— Begin Data block —
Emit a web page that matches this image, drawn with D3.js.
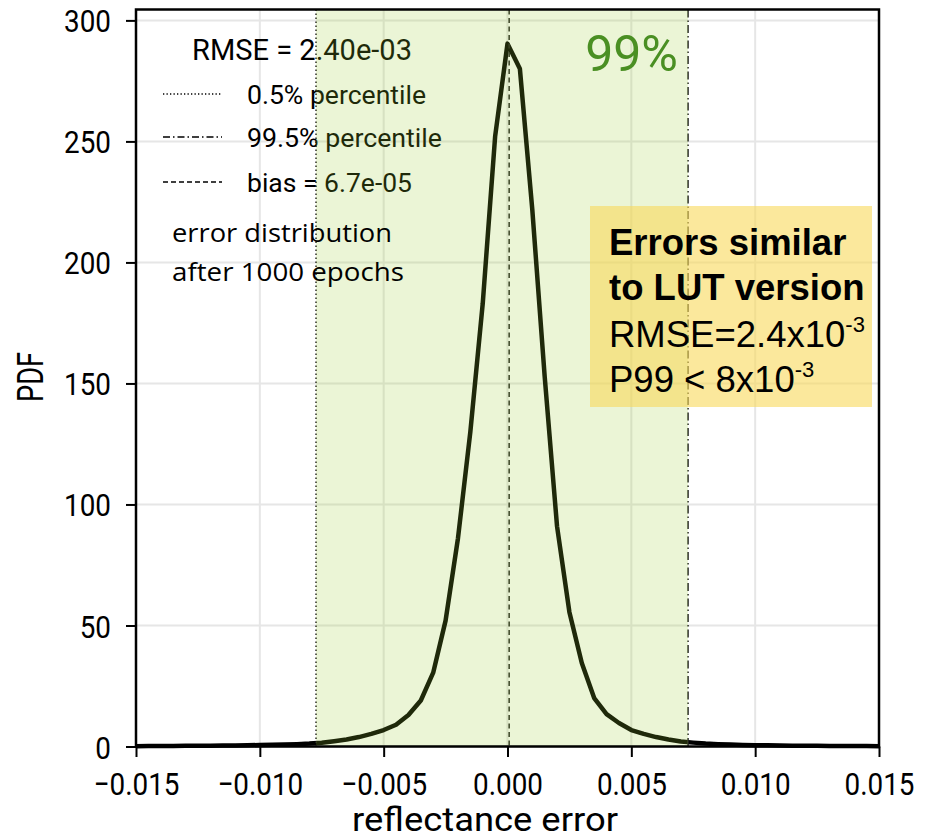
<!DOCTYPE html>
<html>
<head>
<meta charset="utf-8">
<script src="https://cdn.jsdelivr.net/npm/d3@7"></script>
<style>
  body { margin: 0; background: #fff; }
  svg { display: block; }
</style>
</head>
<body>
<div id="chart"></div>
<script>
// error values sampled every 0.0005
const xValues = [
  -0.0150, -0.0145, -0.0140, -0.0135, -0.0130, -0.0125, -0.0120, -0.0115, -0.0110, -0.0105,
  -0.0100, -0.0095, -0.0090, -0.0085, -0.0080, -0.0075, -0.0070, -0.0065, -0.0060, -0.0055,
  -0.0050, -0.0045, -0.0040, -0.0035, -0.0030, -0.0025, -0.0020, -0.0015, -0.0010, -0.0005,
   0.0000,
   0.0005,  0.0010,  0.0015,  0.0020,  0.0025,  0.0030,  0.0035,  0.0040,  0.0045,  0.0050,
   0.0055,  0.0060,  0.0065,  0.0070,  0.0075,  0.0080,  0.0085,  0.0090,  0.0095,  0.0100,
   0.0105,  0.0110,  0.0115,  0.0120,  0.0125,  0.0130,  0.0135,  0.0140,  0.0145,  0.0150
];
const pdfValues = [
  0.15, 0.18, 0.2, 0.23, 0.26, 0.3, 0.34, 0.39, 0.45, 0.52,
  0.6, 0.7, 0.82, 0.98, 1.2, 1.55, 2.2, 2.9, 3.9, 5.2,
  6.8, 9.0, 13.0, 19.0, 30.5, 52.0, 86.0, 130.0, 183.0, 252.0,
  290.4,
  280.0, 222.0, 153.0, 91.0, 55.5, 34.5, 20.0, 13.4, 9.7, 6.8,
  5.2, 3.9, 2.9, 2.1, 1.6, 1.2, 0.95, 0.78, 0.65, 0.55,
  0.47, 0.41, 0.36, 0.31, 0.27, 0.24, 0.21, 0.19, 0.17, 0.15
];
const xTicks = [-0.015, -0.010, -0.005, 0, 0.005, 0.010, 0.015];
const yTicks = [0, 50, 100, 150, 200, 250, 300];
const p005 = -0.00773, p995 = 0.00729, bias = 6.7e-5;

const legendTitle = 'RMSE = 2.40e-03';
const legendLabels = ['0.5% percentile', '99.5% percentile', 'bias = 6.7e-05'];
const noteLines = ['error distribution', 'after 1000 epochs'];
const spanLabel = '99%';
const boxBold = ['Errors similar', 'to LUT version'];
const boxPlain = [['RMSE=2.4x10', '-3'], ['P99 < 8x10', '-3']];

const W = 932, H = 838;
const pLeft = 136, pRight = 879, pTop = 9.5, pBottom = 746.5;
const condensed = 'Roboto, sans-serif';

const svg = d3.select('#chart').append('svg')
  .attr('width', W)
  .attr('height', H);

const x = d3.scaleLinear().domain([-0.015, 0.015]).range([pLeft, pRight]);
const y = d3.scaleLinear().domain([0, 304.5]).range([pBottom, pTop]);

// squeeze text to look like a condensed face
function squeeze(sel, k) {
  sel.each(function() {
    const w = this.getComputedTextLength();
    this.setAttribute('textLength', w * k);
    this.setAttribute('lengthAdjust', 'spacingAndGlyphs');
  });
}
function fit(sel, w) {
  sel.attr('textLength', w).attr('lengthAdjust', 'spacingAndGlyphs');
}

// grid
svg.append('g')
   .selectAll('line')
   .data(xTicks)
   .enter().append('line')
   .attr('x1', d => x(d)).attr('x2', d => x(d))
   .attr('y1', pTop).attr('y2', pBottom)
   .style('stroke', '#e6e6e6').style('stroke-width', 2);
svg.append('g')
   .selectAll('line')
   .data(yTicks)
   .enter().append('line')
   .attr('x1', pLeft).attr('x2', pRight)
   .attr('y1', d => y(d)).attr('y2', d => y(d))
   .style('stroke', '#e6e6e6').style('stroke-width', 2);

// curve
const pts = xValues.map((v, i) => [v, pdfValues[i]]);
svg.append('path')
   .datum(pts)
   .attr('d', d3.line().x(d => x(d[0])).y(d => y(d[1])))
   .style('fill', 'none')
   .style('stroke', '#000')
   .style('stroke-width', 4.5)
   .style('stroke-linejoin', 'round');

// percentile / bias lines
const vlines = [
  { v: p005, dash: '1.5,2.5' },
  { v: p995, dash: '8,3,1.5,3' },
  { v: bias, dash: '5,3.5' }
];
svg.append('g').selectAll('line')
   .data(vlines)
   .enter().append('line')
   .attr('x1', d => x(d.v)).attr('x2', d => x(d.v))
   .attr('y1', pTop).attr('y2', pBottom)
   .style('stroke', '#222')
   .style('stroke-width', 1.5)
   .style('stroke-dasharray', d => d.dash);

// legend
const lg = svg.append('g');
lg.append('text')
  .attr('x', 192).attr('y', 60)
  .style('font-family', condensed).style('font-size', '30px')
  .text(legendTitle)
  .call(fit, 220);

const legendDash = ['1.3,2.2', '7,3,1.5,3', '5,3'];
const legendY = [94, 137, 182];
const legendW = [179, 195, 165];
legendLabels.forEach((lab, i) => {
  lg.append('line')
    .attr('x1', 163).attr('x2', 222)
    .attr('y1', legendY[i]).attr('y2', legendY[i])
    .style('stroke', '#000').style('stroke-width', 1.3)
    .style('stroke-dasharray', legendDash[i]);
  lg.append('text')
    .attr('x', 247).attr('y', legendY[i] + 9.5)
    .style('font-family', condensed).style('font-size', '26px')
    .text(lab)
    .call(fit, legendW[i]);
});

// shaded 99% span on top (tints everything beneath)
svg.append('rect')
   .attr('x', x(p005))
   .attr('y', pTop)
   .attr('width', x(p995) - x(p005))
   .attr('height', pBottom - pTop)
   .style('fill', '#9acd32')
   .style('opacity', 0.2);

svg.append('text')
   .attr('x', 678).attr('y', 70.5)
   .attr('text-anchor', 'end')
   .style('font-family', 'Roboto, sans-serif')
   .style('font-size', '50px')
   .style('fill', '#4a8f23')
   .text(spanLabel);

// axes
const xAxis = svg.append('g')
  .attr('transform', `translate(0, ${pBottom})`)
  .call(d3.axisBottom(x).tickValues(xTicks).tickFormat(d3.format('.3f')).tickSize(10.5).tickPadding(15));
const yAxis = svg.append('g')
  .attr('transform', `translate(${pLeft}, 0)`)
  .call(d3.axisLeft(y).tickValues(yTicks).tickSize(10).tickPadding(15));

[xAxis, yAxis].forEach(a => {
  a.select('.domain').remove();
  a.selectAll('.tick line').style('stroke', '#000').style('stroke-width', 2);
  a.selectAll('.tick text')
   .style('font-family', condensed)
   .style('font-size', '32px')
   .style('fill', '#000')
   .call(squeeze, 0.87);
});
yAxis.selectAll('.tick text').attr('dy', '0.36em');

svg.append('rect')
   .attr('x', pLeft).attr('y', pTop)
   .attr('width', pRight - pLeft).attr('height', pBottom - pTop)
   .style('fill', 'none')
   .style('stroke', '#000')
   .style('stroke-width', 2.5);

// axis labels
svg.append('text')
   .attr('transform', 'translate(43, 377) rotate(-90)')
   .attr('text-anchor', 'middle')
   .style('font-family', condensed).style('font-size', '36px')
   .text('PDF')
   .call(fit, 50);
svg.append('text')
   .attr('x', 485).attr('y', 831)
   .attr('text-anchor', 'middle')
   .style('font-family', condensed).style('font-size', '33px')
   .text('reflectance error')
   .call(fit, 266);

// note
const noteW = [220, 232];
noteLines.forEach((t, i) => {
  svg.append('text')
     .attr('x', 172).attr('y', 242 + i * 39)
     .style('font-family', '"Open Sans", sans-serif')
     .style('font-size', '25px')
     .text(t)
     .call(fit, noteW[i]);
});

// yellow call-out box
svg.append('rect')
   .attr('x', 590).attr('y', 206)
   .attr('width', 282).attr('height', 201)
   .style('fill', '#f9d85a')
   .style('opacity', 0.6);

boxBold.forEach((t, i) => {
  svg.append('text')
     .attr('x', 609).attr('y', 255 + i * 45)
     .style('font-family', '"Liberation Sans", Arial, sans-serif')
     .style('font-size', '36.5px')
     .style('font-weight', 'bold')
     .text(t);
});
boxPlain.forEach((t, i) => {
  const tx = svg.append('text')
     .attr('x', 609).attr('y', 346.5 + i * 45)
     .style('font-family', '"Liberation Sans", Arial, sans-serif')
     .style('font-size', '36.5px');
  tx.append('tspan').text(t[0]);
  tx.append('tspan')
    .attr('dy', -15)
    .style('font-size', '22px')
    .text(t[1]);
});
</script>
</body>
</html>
— End Data block —
Task goal:
Print, exactly as written, the lines above from the first one to the one containing "const boxPlain = [['RMSE=2.4x10', '-3'], ['P99". Leave out pictures.

Finished exercise:
Emit a web page that matches this image, drawn with D3.js.
<!DOCTYPE html>
<html>
<head>
<meta charset="utf-8">
<script src="https://cdn.jsdelivr.net/npm/d3@7"></script>
<style>
  body { margin: 0; background: #fff; }
  svg { display: block; }
</style>
</head>
<body>
<div id="chart"></div>
<script>
// error values sampled every 0.0005
const xValues = [
  -0.0150, -0.0145, -0.0140, -0.0135, -0.0130, -0.0125, -0.0120, -0.0115, -0.0110, -0.0105,
  -0.0100, -0.0095, -0.0090, -0.0085, -0.0080, -0.0075, -0.0070, -0.0065, -0.0060, -0.0055,
  -0.0050, -0.0045, -0.0040, -0.0035, -0.0030, -0.0025, -0.0020, -0.0015, -0.0010, -0.0005,
   0.0000,
   0.0005,  0.0010,  0.0015,  0.0020,  0.0025,  0.0030,  0.0035,  0.0040,  0.0045,  0.0050,
   0.0055,  0.0060,  0.0065,  0.0070,  0.0075,  0.0080,  0.0085,  0.0090,  0.0095,  0.0100,
   0.0105,  0.0110,  0.0115,  0.0120,  0.0125,  0.0130,  0.0135,  0.0140,  0.0145,  0.0150
];
const pdfValues = [
  0.15, 0.18, 0.2, 0.23, 0.26, 0.3, 0.34, 0.39, 0.45, 0.52,
  0.6, 0.7, 0.82, 0.98, 1.2, 1.55, 2.2, 2.9, 3.9, 5.2,
  6.8, 9.0, 13.0, 19.0, 30.5, 52.0, 86.0, 130.0, 183.0, 252.0,
  290.4,
  280.0, 222.0, 153.0, 91.0, 55.5, 34.5, 20.0, 13.4, 9.7, 6.8,
  5.2, 3.9, 2.9, 2.1, 1.6, 1.2, 0.95, 0.78, 0.65, 0.55,
  0.47, 0.41, 0.36, 0.31, 0.27, 0.24, 0.21, 0.19, 0.17, 0.15
];
const xTicks = [-0.015, -0.010, -0.005, 0, 0.005, 0.010, 0.015];
const yTicks = [0, 50, 100, 150, 200, 250, 300];
const p005 = -0.00773, p995 = 0.00729, bias = 6.7e-5;

const legendTitle = 'RMSE = 2.40e-03';
const legendLabels = ['0.5% percentile', '99.5% percentile', 'bias = 6.7e-05'];
const noteLines = ['error distribution', 'after 1000 epochs'];
const spanLabel = '99%';
const boxBold = ['Errors similar', 'to LUT version'];
const boxPlain = [['RMSE=2.4x10', '-3'], ['P99 < 8x10', '-3']];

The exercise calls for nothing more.